有如下爬取网上股票数据的代码,经天元浪子 提示这个属于多进程运行。请问在这个程序里,多线程和多进程哪个更高效合适?因为要获取全部股票数据有五千个,用哪个最能节省时间?另外我想显示完成进度(已完成数/总数),应该怎样加代码?不胜感激。
import pandas as pd
import os
from multiprocessing.pool import Pool
def updateStock_pool_per(arg_list):
download_url = arg_list[0]
stock_path = arg_list[1]
stock_code = arg_list[2]
df = pd.read_csv(download_url, encoding='gbk') # 直接将网上的文件数据读取下来
path = os.path.join(stock_path, stock_code + '.csv')
df.to_csv(path, index=False, encoding='gbk') # 保存到文件
return stock_code
def updateStock(stock_path, stock_code_list):
arg_list = []
for stock_code in stock_code_list:
download_url = 'http://quotes.money.163.com/service/chddata.html?code=' + stock_code + '&start=20220719&end=20220819&fields=TCLOSE;HIGH;LOW;TOPEN;LCLOSE;VOTURNOVER;VATURNOVER;TCAP;MCAP' # 构造url
list_ = [download_url, stock_path, stock_code]
arg_list.append(list_)
# pool 每组参数只有一个,多参数封装list中list传入
with Pool(processes=4) as pool:
update_success_list = pool.map(updateStock_pool_per, arg_list)
print('*' * 50)
update_all_count = len(stock_code_list) # 一共需要更新的股票数量
update_success_count = len(update_success_list)
update_fail_list = []
for m in stock_code_list:
if m not in update_success_list:
update_fail_list.append(m)
update_fail_count = len(update_fail_list)
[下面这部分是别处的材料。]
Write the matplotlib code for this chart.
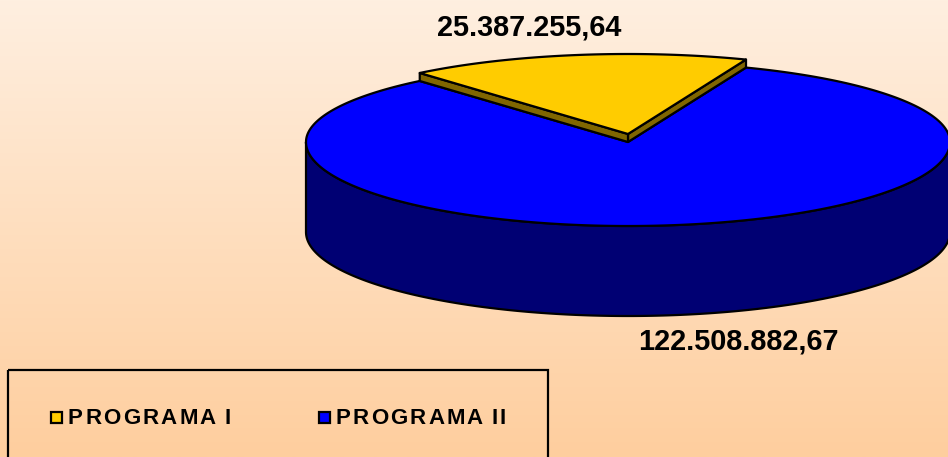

print('共准备更新 {} 支股票, {} 支股票增加数据, {} 支股票下载数据有错'.format(update_all_count, update_success_count, update_fail_count))
if update_fail_list:
print(f'下载以下股票时出错\n{update_fail_list}')
if __name__ == '__main__':
stock_path = r'C:\Users\Administrator\Desktop\stock'
stock_code_list = ['1002296', '1002364', '1000826', '0600981', '1000997', '1000901', '1300291', '1300002', '1002051', '1300252']
updateStock(stock_path, stock_code_list)
1多线程和多进程哪个更快,给出代码。2显示进度。
Python中单线程、多线程和多进程的效率对比实验
https://www.runoob.com/w3cnote/python-single-thread-multi-thread-and-multi-process.html
一般而言,对于计算密集型的任务,多线程处理并不能提高效率,多进程技术则是有效的;对于IO密集型的任务,采用多线程或协程是可以提速的。题主的问题,属于数据抓取,瓶颈在于IO,包括网络IO和磁盘IO,因此建议使用多进程+多线程或协程的组合方案,比如,启用4进程或8进程,每个进程启动5-10个抓取线程,更极端地,还可以在线程内使用协程。下面是一个多进程+线程池的demo,主进程可以显示当前处理进度,供参考。
import time, random
import multiprocessing as mp
from concurrent.futures import ThreadPoolExecutor
n_processing = 4 # 启用处理进程数量
n_threading = 10 # 进程内线程池大小
lock = mp.Lock() # 创建互斥锁
counter = mp.Value('i', 0) # i表示整型
def func_threading(args):
"""线程程函数"""
code, lock, counter = args
# 用sleep模拟做点什么,随机延时0.5~2.5秒
time.sleep(random.random()*2 + 0.5)
lock.acquire()
counter.value = counter.value + 1
lock.release()
def func_processing(codes, lock, counter):
"""进程函数(使用线程池)"""
with ThreadPoolExecutor(max_workers=n_threading) as pool: # 线程池
result = pool.map(func_threading, [(code, lock, counter) for code in codes])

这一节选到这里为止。